• WHAT TO PRODUCE: Every line of the material is to be quoted verbatim, minus the pictures.

Plotting code records:
--*--

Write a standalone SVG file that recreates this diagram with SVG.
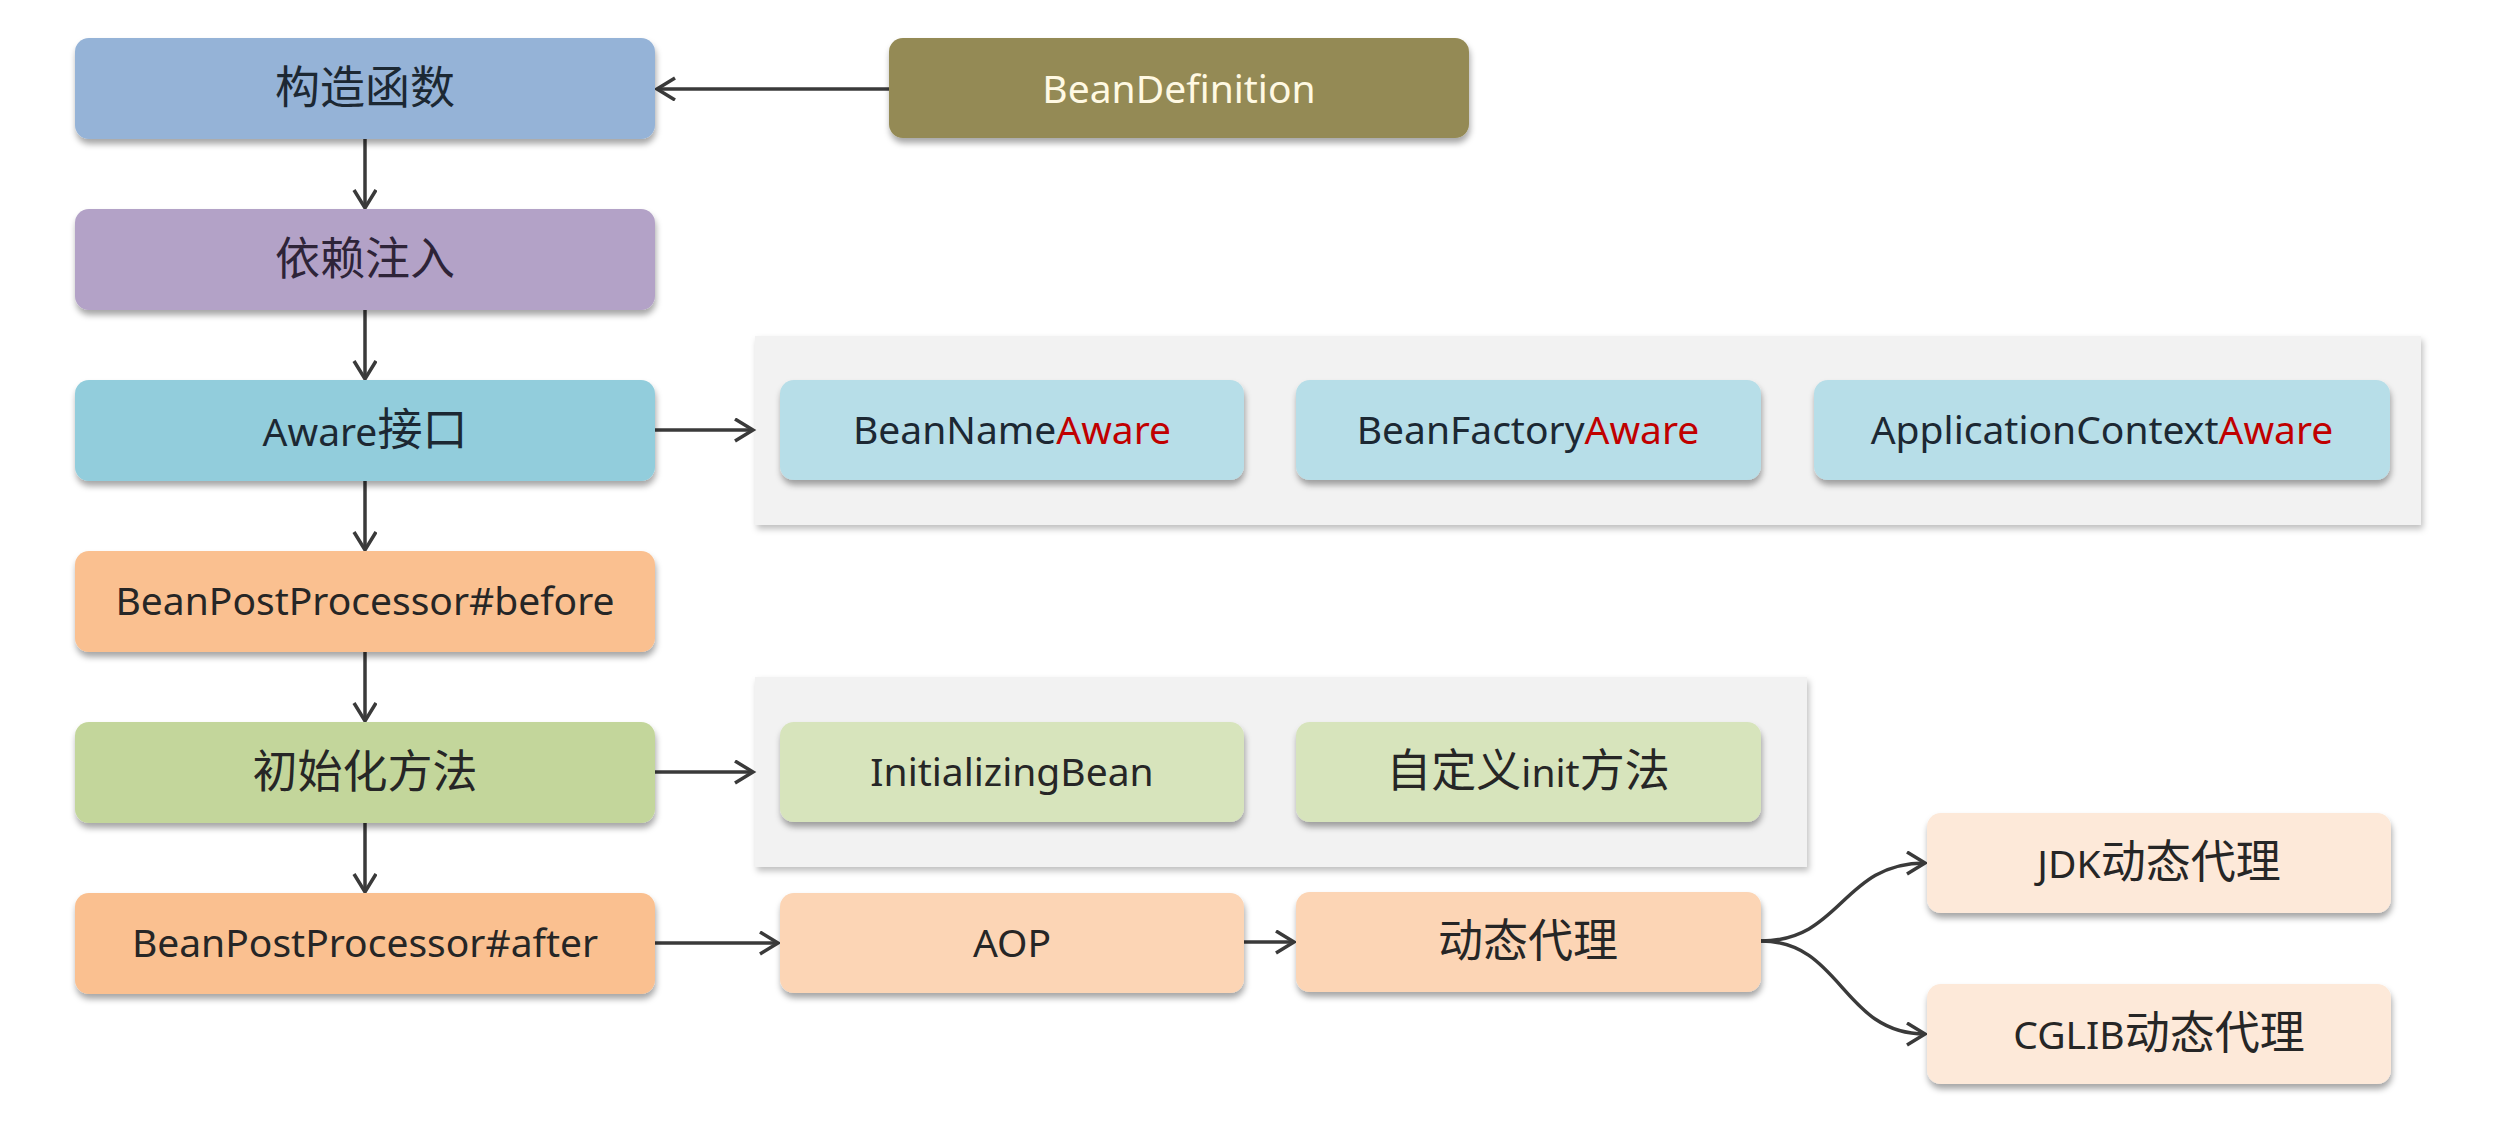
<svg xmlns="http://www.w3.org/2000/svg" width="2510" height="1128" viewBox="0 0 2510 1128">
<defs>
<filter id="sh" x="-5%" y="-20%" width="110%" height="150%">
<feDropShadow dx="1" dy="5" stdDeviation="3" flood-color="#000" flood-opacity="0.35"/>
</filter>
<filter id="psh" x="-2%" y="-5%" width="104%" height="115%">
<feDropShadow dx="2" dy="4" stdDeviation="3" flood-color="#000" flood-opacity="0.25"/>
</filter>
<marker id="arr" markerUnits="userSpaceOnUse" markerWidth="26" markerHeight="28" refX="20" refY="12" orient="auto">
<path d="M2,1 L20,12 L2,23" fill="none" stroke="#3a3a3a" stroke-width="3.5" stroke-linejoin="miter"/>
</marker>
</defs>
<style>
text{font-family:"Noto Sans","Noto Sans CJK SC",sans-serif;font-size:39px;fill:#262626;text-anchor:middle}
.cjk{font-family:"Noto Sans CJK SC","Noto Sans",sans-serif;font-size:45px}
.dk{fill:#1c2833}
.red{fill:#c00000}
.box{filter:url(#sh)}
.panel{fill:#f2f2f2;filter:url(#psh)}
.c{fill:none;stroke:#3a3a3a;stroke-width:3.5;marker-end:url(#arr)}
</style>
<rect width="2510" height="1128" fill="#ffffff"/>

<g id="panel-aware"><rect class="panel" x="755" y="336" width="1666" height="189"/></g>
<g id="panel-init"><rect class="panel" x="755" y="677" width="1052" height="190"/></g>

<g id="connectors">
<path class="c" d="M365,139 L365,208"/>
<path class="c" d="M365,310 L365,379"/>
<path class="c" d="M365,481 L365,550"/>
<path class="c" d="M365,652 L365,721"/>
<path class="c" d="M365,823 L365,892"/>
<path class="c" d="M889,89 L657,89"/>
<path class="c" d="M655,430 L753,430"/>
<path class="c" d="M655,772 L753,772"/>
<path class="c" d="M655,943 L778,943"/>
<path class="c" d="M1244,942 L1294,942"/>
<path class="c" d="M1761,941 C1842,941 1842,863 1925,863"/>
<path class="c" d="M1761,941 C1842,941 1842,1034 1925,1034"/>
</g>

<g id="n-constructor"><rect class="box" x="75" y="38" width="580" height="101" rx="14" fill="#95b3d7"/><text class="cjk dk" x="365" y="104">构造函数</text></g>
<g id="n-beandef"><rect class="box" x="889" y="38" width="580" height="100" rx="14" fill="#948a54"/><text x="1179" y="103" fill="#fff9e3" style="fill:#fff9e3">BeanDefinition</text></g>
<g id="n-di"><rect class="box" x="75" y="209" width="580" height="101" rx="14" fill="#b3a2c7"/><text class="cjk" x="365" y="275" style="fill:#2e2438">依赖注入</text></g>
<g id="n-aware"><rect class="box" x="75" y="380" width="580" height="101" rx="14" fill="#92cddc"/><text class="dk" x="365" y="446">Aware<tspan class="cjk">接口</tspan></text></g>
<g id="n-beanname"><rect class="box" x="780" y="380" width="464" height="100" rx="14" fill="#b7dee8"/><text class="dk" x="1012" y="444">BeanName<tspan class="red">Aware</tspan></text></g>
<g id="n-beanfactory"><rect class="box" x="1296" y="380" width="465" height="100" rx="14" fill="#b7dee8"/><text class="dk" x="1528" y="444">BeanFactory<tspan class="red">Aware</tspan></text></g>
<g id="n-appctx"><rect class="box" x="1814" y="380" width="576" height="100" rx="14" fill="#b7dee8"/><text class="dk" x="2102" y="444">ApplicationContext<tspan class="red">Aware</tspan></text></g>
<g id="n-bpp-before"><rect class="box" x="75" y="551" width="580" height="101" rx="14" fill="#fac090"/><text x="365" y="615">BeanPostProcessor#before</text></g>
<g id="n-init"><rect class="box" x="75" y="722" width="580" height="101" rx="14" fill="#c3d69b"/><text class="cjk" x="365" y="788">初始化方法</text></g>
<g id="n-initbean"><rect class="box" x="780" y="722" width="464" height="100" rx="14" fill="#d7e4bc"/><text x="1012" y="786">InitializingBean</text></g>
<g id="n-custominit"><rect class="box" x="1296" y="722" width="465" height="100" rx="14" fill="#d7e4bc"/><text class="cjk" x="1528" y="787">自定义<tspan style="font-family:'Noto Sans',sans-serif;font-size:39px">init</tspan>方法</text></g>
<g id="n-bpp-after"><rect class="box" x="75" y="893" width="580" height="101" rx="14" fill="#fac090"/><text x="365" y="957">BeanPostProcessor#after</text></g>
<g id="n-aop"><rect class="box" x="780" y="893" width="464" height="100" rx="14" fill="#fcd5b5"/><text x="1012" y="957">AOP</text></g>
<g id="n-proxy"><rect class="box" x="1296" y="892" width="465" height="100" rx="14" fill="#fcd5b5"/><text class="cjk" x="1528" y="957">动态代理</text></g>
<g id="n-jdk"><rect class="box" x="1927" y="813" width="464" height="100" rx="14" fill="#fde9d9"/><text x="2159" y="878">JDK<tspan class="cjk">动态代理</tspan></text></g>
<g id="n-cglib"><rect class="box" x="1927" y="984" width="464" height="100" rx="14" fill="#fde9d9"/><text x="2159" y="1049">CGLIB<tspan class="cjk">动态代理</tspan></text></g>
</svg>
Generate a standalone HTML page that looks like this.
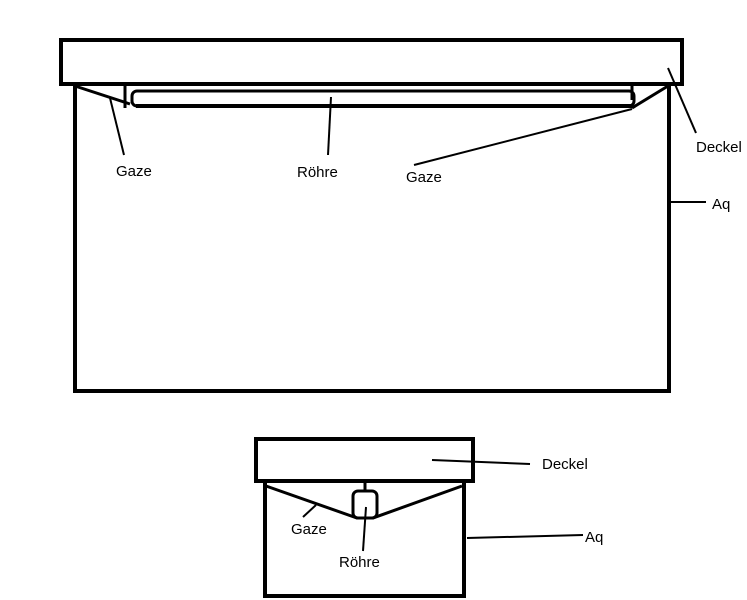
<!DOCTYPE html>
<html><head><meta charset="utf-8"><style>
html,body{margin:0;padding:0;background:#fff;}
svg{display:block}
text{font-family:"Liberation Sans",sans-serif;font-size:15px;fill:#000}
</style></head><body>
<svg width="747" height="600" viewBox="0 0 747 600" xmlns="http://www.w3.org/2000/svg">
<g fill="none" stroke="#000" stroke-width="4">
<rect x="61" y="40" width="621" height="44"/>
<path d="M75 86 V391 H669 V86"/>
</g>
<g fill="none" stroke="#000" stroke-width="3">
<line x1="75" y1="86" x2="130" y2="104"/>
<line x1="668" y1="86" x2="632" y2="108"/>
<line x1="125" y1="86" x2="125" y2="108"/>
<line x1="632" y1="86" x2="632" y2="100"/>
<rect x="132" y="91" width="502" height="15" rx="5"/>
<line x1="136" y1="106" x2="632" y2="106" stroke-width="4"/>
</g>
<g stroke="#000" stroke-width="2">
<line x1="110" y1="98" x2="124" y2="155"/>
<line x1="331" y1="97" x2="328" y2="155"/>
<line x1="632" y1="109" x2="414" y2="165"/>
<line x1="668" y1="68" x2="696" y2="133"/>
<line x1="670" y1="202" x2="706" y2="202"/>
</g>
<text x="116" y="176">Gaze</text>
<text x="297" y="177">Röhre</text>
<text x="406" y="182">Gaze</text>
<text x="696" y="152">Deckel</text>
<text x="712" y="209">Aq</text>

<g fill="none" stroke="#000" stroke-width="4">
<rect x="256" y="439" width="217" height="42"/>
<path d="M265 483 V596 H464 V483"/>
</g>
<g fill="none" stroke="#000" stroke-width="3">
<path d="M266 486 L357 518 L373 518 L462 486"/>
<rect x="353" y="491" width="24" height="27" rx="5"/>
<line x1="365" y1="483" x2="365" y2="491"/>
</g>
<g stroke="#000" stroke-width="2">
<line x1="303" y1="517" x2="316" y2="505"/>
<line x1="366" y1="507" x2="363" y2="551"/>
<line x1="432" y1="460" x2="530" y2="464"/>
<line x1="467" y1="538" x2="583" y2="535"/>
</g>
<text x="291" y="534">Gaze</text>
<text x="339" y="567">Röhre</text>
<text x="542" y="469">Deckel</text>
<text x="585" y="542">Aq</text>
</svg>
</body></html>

--*--

• THE OUTPUT:
Write a standalone SVG file that recreates this diagram with SVG.
<svg xmlns="http://www.w3.org/2000/svg" width="2510" height="1128" viewBox="0 0 2510 1128">
<defs>
<filter id="sh" x="-5%" y="-20%" width="110%" height="150%">
<feDropShadow dx="1" dy="5" stdDeviation="3" flood-color="#000" flood-opacity="0.35"/>
</filter>
<filter id="psh" x="-2%" y="-5%" width="104%" height="115%">
<feDropShadow dx="2" dy="4" stdDeviation="3" flood-color="#000" flood-opacity="0.25"/>
</filter>
<marker id="arr" markerUnits="userSpaceOnUse" markerWidth="26" markerHeight="28" refX="20" refY="12" orient="auto">
<path d="M2,1 L20,12 L2,23" fill="none" stroke="#3a3a3a" stroke-width="3.5" stroke-linejoin="miter"/>
</marker>
</defs>
<style>
text{font-family:"Noto Sans","Noto Sans CJK SC",sans-serif;font-size:39px;fill:#262626;text-anchor:middle}
.cjk{font-family:"Noto Sans CJK SC","Noto Sans",sans-serif;font-size:45px}
.dk{fill:#1c2833}
.red{fill:#c00000}
.box{filter:url(#sh)}
.panel{fill:#f2f2f2;filter:url(#psh)}
.c{fill:none;stroke:#3a3a3a;stroke-width:3.5;marker-end:url(#arr)}
</style>
<rect width="2510" height="1128" fill="#ffffff"/>

<g id="panel-aware"><rect class="panel" x="755" y="336" width="1666" height="189"/></g>
<g id="panel-init"><rect class="panel" x="755" y="677" width="1052" height="190"/></g>

<g id="connectors">
<path class="c" d="M365,139 L365,208"/>
<path class="c" d="M365,310 L365,379"/>
<path class="c" d="M365,481 L365,550"/>
<path class="c" d="M365,652 L365,721"/>
<path class="c" d="M365,823 L365,892"/>
<path class="c" d="M889,89 L657,89"/>
<path class="c" d="M655,430 L753,430"/>
<path class="c" d="M655,772 L753,772"/>
<path class="c" d="M655,943 L778,943"/>
<path class="c" d="M1244,942 L1294,942"/>
<path class="c" d="M1761,941 C1842,941 1842,863 1925,863"/>
<path class="c" d="M1761,941 C1842,941 1842,1034 1925,1034"/>
</g>

<g id="n-constructor"><rect class="box" x="75" y="38" width="580" height="101" rx="14" fill="#95b3d7"/><text class="cjk dk" x="365" y="104">构造函数</text></g>
<g id="n-beandef"><rect class="box" x="889" y="38" width="580" height="100" rx="14" fill="#948a54"/><text x="1179" y="103" fill="#fff9e3" style="fill:#fff9e3">BeanDefinition</text></g>
<g id="n-di"><rect class="box" x="75" y="209" width="580" height="101" rx="14" fill="#b3a2c7"/><text class="cjk" x="365" y="275" style="fill:#2e2438">依赖注入</text></g>
<g id="n-aware"><rect class="box" x="75" y="380" width="580" height="101" rx="14" fill="#92cddc"/><text class="dk" x="365" y="446">Aware<tspan class="cjk">接口</tspan></text></g>
<g id="n-beanname"><rect class="box" x="780" y="380" width="464" height="100" rx="14" fill="#b7dee8"/><text class="dk" x="1012" y="444">BeanName<tspan class="red">Aware</tspan></text></g>
<g id="n-beanfactory"><rect class="box" x="1296" y="380" width="465" height="100" rx="14" fill="#b7dee8"/><text class="dk" x="1528" y="444">BeanFactory<tspan class="red">Aware</tspan></text></g>
<g id="n-appctx"><rect class="box" x="1814" y="380" width="576" height="100" rx="14" fill="#b7dee8"/><text class="dk" x="2102" y="444">ApplicationContext<tspan class="red">Aware</tspan></text></g>
<g id="n-bpp-before"><rect class="box" x="75" y="551" width="580" height="101" rx="14" fill="#fac090"/><text x="365" y="615">BeanPostProcessor#before</text></g>
<g id="n-init"><rect class="box" x="75" y="722" width="580" height="101" rx="14" fill="#c3d69b"/><text class="cjk" x="365" y="788">初始化方法</text></g>
<g id="n-initbean"><rect class="box" x="780" y="722" width="464" height="100" rx="14" fill="#d7e4bc"/><text x="1012" y="786">InitializingBean</text></g>
<g id="n-custominit"><rect class="box" x="1296" y="722" width="465" height="100" rx="14" fill="#d7e4bc"/><text class="cjk" x="1528" y="787">自定义<tspan style="font-family:'Noto Sans',sans-serif;font-size:39px">init</tspan>方法</text></g>
<g id="n-bpp-after"><rect class="box" x="75" y="893" width="580" height="101" rx="14" fill="#fac090"/><text x="365" y="957">BeanPostProcessor#after</text></g>
<g id="n-aop"><rect class="box" x="780" y="893" width="464" height="100" rx="14" fill="#fcd5b5"/><text x="1012" y="957">AOP</text></g>
<g id="n-proxy"><rect class="box" x="1296" y="892" width="465" height="100" rx="14" fill="#fcd5b5"/><text class="cjk" x="1528" y="957">动态代理</text></g>
<g id="n-jdk"><rect class="box" x="1927" y="813" width="464" height="100" rx="14" fill="#fde9d9"/><text x="2159" y="878">JDK<tspan class="cjk">动态代理</tspan></text></g>
<g id="n-cglib"><rect class="box" x="1927" y="984" width="464" height="100" rx="14" fill="#fde9d9"/><text x="2159" y="1049">CGLIB<tspan class="cjk">动态代理</tspan></text></g>
</svg>
Generate a standalone HTML page that looks like this.
<!DOCTYPE html>
<html><head><meta charset="utf-8"><style>
html,body{margin:0;padding:0;background:#fff;}
svg{display:block}
text{font-family:"Liberation Sans",sans-serif;font-size:15px;fill:#000}
</style></head><body>
<svg width="747" height="600" viewBox="0 0 747 600" xmlns="http://www.w3.org/2000/svg">
<g fill="none" stroke="#000" stroke-width="4">
<rect x="61" y="40" width="621" height="44"/>
<path d="M75 86 V391 H669 V86"/>
</g>
<g fill="none" stroke="#000" stroke-width="3">
<line x1="75" y1="86" x2="130" y2="104"/>
<line x1="668" y1="86" x2="632" y2="108"/>
<line x1="125" y1="86" x2="125" y2="108"/>
<line x1="632" y1="86" x2="632" y2="100"/>
<rect x="132" y="91" width="502" height="15" rx="5"/>
<line x1="136" y1="106" x2="632" y2="106" stroke-width="4"/>
</g>
<g stroke="#000" stroke-width="2">
<line x1="110" y1="98" x2="124" y2="155"/>
<line x1="331" y1="97" x2="328" y2="155"/>
<line x1="632" y1="109" x2="414" y2="165"/>
<line x1="668" y1="68" x2="696" y2="133"/>
<line x1="670" y1="202" x2="706" y2="202"/>
</g>
<text x="116" y="176">Gaze</text>
<text x="297" y="177">Röhre</text>
<text x="406" y="182">Gaze</text>
<text x="696" y="152">Deckel</text>
<text x="712" y="209">Aq</text>

<g fill="none" stroke="#000" stroke-width="4">
<rect x="256" y="439" width="217" height="42"/>
<path d="M265 483 V596 H464 V483"/>
</g>
<g fill="none" stroke="#000" stroke-width="3">
<path d="M266 486 L357 518 L373 518 L462 486"/>
<rect x="353" y="491" width="24" height="27" rx="5"/>
<line x1="365" y1="483" x2="365" y2="491"/>
</g>
<g stroke="#000" stroke-width="2">
<line x1="303" y1="517" x2="316" y2="505"/>
<line x1="366" y1="507" x2="363" y2="551"/>
<line x1="432" y1="460" x2="530" y2="464"/>
<line x1="467" y1="538" x2="583" y2="535"/>
</g>
<text x="291" y="534">Gaze</text>
<text x="339" y="567">Röhre</text>
<text x="542" y="469">Deckel</text>
<text x="585" y="542">Aq</text>
</svg>
</body></html>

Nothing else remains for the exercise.